• _What is asked_: Write out the full listing exactly as given, minus the images.

* start Data *

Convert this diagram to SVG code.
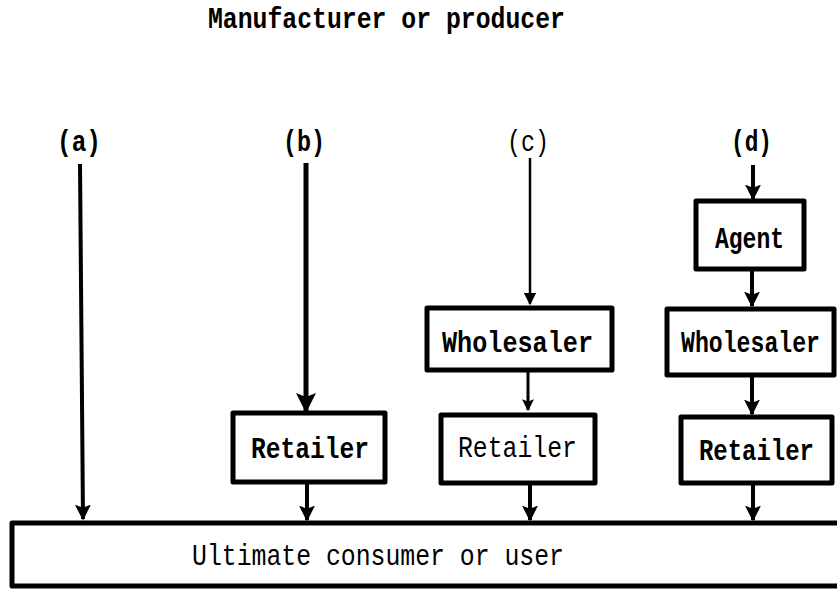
<svg xmlns="http://www.w3.org/2000/svg" width="837" height="590" viewBox="0 0 837 590">
<style>
.box{fill:#fff;stroke:#000;stroke-width:5;stroke-linejoin:round}
.t{font-family:"Liberation Mono","DejaVu Sans Mono",monospace;font-size:29px;fill:#000}
.b{font-weight:bold}
.c{fill:none;stroke:#000;stroke-linecap:butt}
</style>
<defs>
<marker id="ah" viewBox="0 0 10 10" refX="9" refY="5" markerWidth="4" markerHeight="4" orient="auto" markerUnits="strokeWidth">
<path d="M0,0 L10,5 L0,10 L2,5 Z" fill="#000"/>
</marker>
<marker id="ah2" viewBox="0 0 10 10" refX="9" refY="5" markerWidth="5" markerHeight="5" orient="auto" markerUnits="strokeWidth">
<path d="M0,0 L10,5 L0,10 Z" fill="#000"/>
</marker>
</defs>
<rect width="837" height="590" fill="#fff"/>
<text class="t b" x="208" y="28" font-size="27" textLength="357" lengthAdjust="spacingAndGlyphs">Manufacturer or producer</text>
<g id="labels">
<text class="t b" x="57" y="151" font-size="27" textLength="44" lengthAdjust="spacingAndGlyphs">(a)</text>
<text class="t b" x="283" y="151" font-size="27" textLength="42" lengthAdjust="spacingAndGlyphs">(b)</text>
<text class="t" x="507" y="151" font-size="27" textLength="42" lengthAdjust="spacingAndGlyphs">(c)</text>
<text class="t b" x="731" y="151" font-size="27" textLength="41" lengthAdjust="spacingAndGlyphs">(d)</text>
</g>
<g id="consumer">
<rect class="box" x="12" y="523" width="840" height="63"/>
<text class="t" x="192" y="565" textLength="372" lengthAdjust="spacingAndGlyphs">Ultimate consumer or user</text>
</g>
<g id="retailer-b">
<rect class="box" x="233" y="413" width="152" height="69"/>
<text class="t b" x="251" y="458" textLength="118" lengthAdjust="spacingAndGlyphs">Retailer</text>
</g>
<g id="wholesaler-c">
<rect class="box" x="427" y="308" width="185" height="62"/>
<text class="t b" x="442" y="352" textLength="151" lengthAdjust="spacingAndGlyphs">Wholesaler</text>
</g>
<g id="retailer-c">
<rect class="box" x="441" y="415" width="154" height="68"/>
<text class="t" x="458" y="457" textLength="119" lengthAdjust="spacingAndGlyphs">Retailer</text>
</g>
<g id="agent">
<rect class="box" x="696" y="201" width="108" height="68"/>
<text class="t b" x="715" y="248" textLength="69" lengthAdjust="spacingAndGlyphs">Agent</text>
</g>
<g id="wholesaler-d">
<rect class="box" x="667" y="309" width="167" height="66"/>
<text class="t b" x="681" y="352" textLength="139" lengthAdjust="spacingAndGlyphs">Wholesaler</text>
</g>
<g id="retailer-d">
<rect class="box" x="681" y="417" width="151" height="66"/>
<text class="t b" x="699" y="460" textLength="115" lengthAdjust="spacingAndGlyphs">Retailer</text>
</g>
<g id="connectors">
<line class="c" x1="80" y1="164" x2="83" y2="519" stroke-width="4" marker-end="url(#ah)"/>
<line class="c" x1="306" y1="163" x2="306" y2="411" stroke-width="5" marker-end="url(#ah)"/>
<line class="c" x1="530" y1="158" x2="530" y2="304" stroke-width="2.5" marker-end="url(#ah2)"/>
<line class="c" x1="528" y1="370" x2="528" y2="410" stroke-width="3" marker-end="url(#ah)"/>
<line class="c" x1="530" y1="483" x2="530" y2="520" stroke-width="4" marker-end="url(#ah)"/>
<line class="c" x1="307" y1="482" x2="307" y2="520" stroke-width="4" marker-end="url(#ah)"/>
<line class="c" x1="753" y1="165" x2="753" y2="199" stroke-width="4" marker-end="url(#ah)"/>
<line class="c" x1="752" y1="269" x2="752" y2="306" stroke-width="4" marker-end="url(#ah)"/>
<line class="c" x1="752" y1="375" x2="752" y2="414" stroke-width="4" marker-end="url(#ah)"/>
<line class="c" x1="753" y1="483" x2="753" y2="520" stroke-width="4" marker-end="url(#ah)"/>
</g>
</svg>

* end Data *

• _Answer for this exercise_:
Convert this diagram to SVG code.
<svg xmlns="http://www.w3.org/2000/svg" width="837" height="590" viewBox="0 0 837 590">
<style>
.box{fill:#fff;stroke:#000;stroke-width:5;stroke-linejoin:round}
.t{font-family:"Liberation Mono","DejaVu Sans Mono",monospace;font-size:29px;fill:#000}
.b{font-weight:bold}
.c{fill:none;stroke:#000;stroke-linecap:butt}
</style>
<defs>
<marker id="ah" viewBox="0 0 10 10" refX="9" refY="5" markerWidth="4" markerHeight="4" orient="auto" markerUnits="strokeWidth">
<path d="M0,0 L10,5 L0,10 L2,5 Z" fill="#000"/>
</marker>
<marker id="ah2" viewBox="0 0 10 10" refX="9" refY="5" markerWidth="5" markerHeight="5" orient="auto" markerUnits="strokeWidth">
<path d="M0,0 L10,5 L0,10 Z" fill="#000"/>
</marker>
</defs>
<rect width="837" height="590" fill="#fff"/>
<text class="t b" x="208" y="28" font-size="27" textLength="357" lengthAdjust="spacingAndGlyphs">Manufacturer or producer</text>
<g id="labels">
<text class="t b" x="57" y="151" font-size="27" textLength="44" lengthAdjust="spacingAndGlyphs">(a)</text>
<text class="t b" x="283" y="151" font-size="27" textLength="42" lengthAdjust="spacingAndGlyphs">(b)</text>
<text class="t" x="507" y="151" font-size="27" textLength="42" lengthAdjust="spacingAndGlyphs">(c)</text>
<text class="t b" x="731" y="151" font-size="27" textLength="41" lengthAdjust="spacingAndGlyphs">(d)</text>
</g>
<g id="consumer">
<rect class="box" x="12" y="523" width="840" height="63"/>
<text class="t" x="192" y="565" textLength="372" lengthAdjust="spacingAndGlyphs">Ultimate consumer or user</text>
</g>
<g id="retailer-b">
<rect class="box" x="233" y="413" width="152" height="69"/>
<text class="t b" x="251" y="458" textLength="118" lengthAdjust="spacingAndGlyphs">Retailer</text>
</g>
<g id="wholesaler-c">
<rect class="box" x="427" y="308" width="185" height="62"/>
<text class="t b" x="442" y="352" textLength="151" lengthAdjust="spacingAndGlyphs">Wholesaler</text>
</g>
<g id="retailer-c">
<rect class="box" x="441" y="415" width="154" height="68"/>
<text class="t" x="458" y="457" textLength="119" lengthAdjust="spacingAndGlyphs">Retailer</text>
</g>
<g id="agent">
<rect class="box" x="696" y="201" width="108" height="68"/>
<text class="t b" x="715" y="248" textLength="69" lengthAdjust="spacingAndGlyphs">Agent</text>
</g>
<g id="wholesaler-d">
<rect class="box" x="667" y="309" width="167" height="66"/>
<text class="t b" x="681" y="352" textLength="139" lengthAdjust="spacingAndGlyphs">Wholesaler</text>
</g>
<g id="retailer-d">
<rect class="box" x="681" y="417" width="151" height="66"/>
<text class="t b" x="699" y="460" textLength="115" lengthAdjust="spacingAndGlyphs">Retailer</text>
</g>
<g id="connectors">
<line class="c" x1="80" y1="164" x2="83" y2="519" stroke-width="4" marker-end="url(#ah)"/>
<line class="c" x1="306" y1="163" x2="306" y2="411" stroke-width="5" marker-end="url(#ah)"/>
<line class="c" x1="530" y1="158" x2="530" y2="304" stroke-width="2.5" marker-end="url(#ah2)"/>
<line class="c" x1="528" y1="370" x2="528" y2="410" stroke-width="3" marker-end="url(#ah)"/>
<line class="c" x1="530" y1="483" x2="530" y2="520" stroke-width="4" marker-end="url(#ah)"/>
<line class="c" x1="307" y1="482" x2="307" y2="520" stroke-width="4" marker-end="url(#ah)"/>
<line class="c" x1="753" y1="165" x2="753" y2="199" stroke-width="4" marker-end="url(#ah)"/>
<line class="c" x1="752" y1="269" x2="752" y2="306" stroke-width="4" marker-end="url(#ah)"/>
<line class="c" x1="752" y1="375" x2="752" y2="414" stroke-width="4" marker-end="url(#ah)"/>
<line class="c" x1="753" y1="483" x2="753" y2="520" stroke-width="4" marker-end="url(#ah)"/>
</g>
</svg>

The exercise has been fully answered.